- SET PROBLEM: All of the material should be reproduced exactly, with pictures left out.

- MATERIAL PROVIDED:
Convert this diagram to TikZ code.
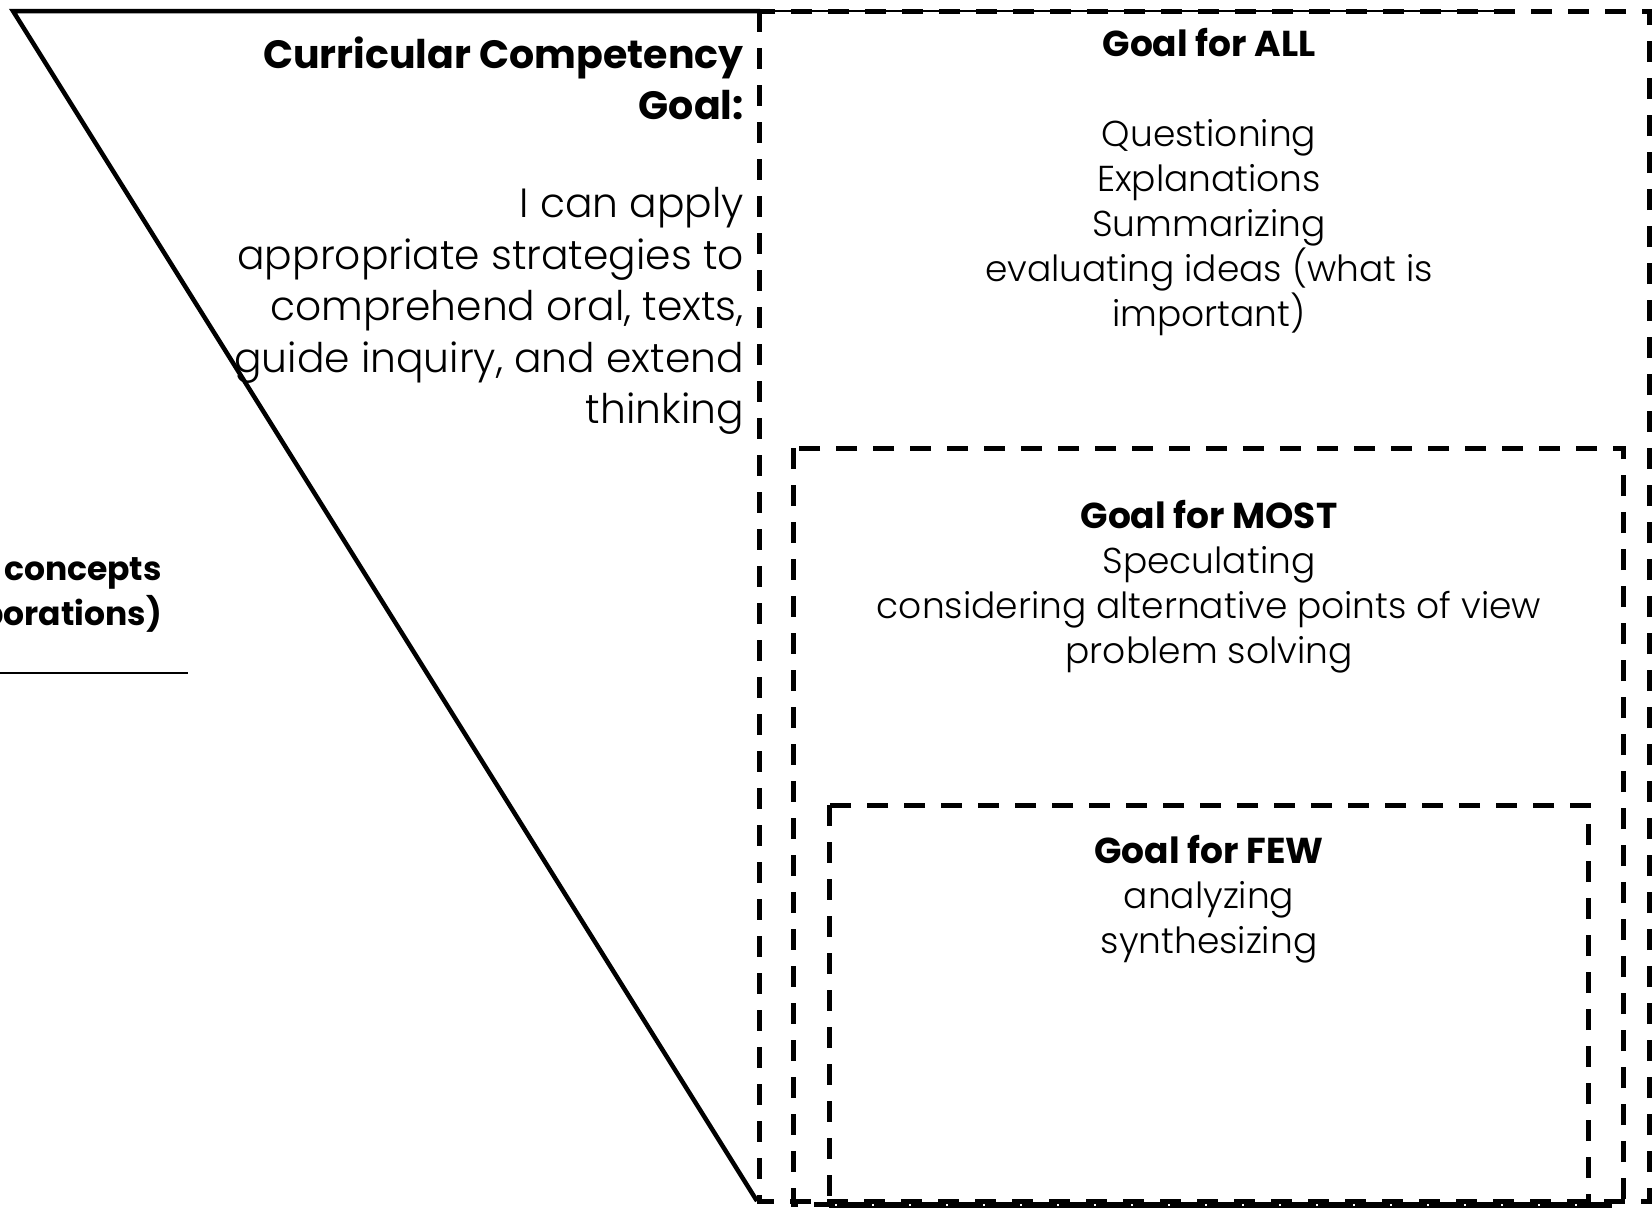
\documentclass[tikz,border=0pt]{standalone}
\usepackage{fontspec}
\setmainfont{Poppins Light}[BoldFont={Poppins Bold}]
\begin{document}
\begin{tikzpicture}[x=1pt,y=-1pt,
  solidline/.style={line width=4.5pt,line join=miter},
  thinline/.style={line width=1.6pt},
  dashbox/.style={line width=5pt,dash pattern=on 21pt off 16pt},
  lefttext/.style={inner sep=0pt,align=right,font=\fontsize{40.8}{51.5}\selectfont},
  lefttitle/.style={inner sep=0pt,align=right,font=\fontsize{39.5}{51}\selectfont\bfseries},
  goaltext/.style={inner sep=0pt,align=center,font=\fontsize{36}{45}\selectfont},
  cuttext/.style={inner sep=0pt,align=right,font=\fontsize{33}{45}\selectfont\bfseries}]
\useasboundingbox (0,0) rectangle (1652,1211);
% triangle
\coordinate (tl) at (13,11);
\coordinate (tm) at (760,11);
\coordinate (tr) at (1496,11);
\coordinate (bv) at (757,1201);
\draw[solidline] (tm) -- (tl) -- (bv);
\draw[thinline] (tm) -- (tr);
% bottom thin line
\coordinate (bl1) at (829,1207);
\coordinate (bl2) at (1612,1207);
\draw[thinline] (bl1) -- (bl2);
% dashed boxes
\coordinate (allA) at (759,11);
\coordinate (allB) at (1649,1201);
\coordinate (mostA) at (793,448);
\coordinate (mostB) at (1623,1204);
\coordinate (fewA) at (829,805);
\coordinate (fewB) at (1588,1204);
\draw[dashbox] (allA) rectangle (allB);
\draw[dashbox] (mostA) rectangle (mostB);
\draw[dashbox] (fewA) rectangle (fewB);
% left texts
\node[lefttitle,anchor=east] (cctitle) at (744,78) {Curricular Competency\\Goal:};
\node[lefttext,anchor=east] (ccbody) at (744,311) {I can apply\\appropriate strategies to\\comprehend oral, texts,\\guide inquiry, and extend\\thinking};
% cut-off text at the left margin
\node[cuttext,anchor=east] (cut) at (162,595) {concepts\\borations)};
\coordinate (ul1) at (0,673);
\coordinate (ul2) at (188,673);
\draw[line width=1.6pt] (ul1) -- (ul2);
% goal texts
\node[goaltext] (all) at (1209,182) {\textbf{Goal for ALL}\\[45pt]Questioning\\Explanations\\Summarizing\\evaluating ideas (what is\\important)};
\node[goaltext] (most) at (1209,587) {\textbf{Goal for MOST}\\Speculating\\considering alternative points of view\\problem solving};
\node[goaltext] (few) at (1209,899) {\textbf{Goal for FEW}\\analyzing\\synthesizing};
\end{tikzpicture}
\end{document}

- RIGHT ANSWER:
Convert this diagram to TikZ code.
\documentclass[tikz,border=0pt]{standalone}
\usepackage{fontspec}
\setmainfont{Poppins Light}[BoldFont={Poppins Bold}]
\begin{document}
\begin{tikzpicture}[x=1pt,y=-1pt,
  solidline/.style={line width=4.5pt,line join=miter},
  thinline/.style={line width=1.6pt},
  dashbox/.style={line width=5pt,dash pattern=on 21pt off 16pt},
  lefttext/.style={inner sep=0pt,align=right,font=\fontsize{40.8}{51.5}\selectfont},
  lefttitle/.style={inner sep=0pt,align=right,font=\fontsize{39.5}{51}\selectfont\bfseries},
  goaltext/.style={inner sep=0pt,align=center,font=\fontsize{36}{45}\selectfont},
  cuttext/.style={inner sep=0pt,align=right,font=\fontsize{33}{45}\selectfont\bfseries}]
\useasboundingbox (0,0) rectangle (1652,1211);
% triangle
\coordinate (tl) at (13,11);
\coordinate (tm) at (760,11);
\coordinate (tr) at (1496,11);
\coordinate (bv) at (757,1201);
\draw[solidline] (tm) -- (tl) -- (bv);
\draw[thinline] (tm) -- (tr);
% bottom thin line
\coordinate (bl1) at (829,1207);
\coordinate (bl2) at (1612,1207);
\draw[thinline] (bl1) -- (bl2);
% dashed boxes
\coordinate (allA) at (759,11);
\coordinate (allB) at (1649,1201);
\coordinate (mostA) at (793,448);
\coordinate (mostB) at (1623,1204);
\coordinate (fewA) at (829,805);
\coordinate (fewB) at (1588,1204);
\draw[dashbox] (allA) rectangle (allB);
\draw[dashbox] (mostA) rectangle (mostB);
\draw[dashbox] (fewA) rectangle (fewB);
% left texts
\node[lefttitle,anchor=east] (cctitle) at (744,78) {Curricular Competency\\Goal:};
\node[lefttext,anchor=east] (ccbody) at (744,311) {I can apply\\appropriate strategies to\\comprehend oral, texts,\\guide inquiry, and extend\\thinking};
% cut-off text at the left margin
\node[cuttext,anchor=east] (cut) at (162,595) {concepts\\borations)};
\coordinate (ul1) at (0,673);
\coordinate (ul2) at (188,673);
\draw[line width=1.6pt] (ul1) -- (ul2);
% goal texts
\node[goaltext] (all) at (1209,182) {\textbf{Goal for ALL}\\[45pt]Questioning\\Explanations\\Summarizing\\evaluating ideas (what is\\important)};
\node[goaltext] (most) at (1209,587) {\textbf{Goal for MOST}\\Speculating\\considering alternative points of view\\problem solving};
\node[goaltext] (few) at (1209,899) {\textbf{Goal for FEW}\\analyzing\\synthesizing};
\end{tikzpicture}
\end{document}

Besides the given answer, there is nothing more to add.